The rehabilitation was announced last month in a letter from the Institute for the Investigation of the Crimes of Communism and for the Remembrance of the Romanian Diaspora, an official institution under Romanian Prime Minister Victor-Viorel Ponta.

The letter praised Mr. Pacepa for “the major role you played in unmasking the criminal nature of the communist dictatorship in Romania, and especially the illegal and despotic role of the political police of the totalitarian regime.”

The death sentence was overturned by the post-communist government in 1999, but full rehabilitation was not carried out until last month.

“With this invitation, [the institute] intends to commemorate the moment of your definitive and irrevocable break with the totalitarian communist regime and to present the Romanian academia with a real and unequivocal view of these events,” the letter said, noting recent efforts by some academics to revise the history of the Ceausescu regime.
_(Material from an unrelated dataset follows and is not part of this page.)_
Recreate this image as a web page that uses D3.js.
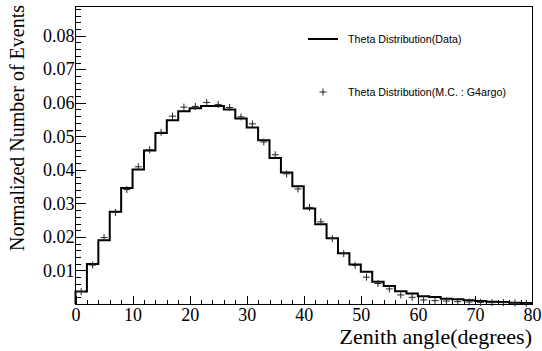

Mr. Pacepa said receiving the letter was “a great day for me, for which I owe you very special thanks.” He thanked Arnaud de Borchgrave, a former editor-in-chief of The Washington Times, for writing articles in 2004 in this newspaper about Mr. Pacepa and Romania.

“I hope this will encourage other enemy spy chiefs to do what I did,” Mr. Pacepa said.

“We are at war with terrorism, and we need more than speeches on intelligence. We need new Pacepas — from Russia, China, Iran, North Korea — who are able to tell us what not even the most sophisticated CIA satellites can: what terrorist despots have in mind, and what their most secret plans against us are.”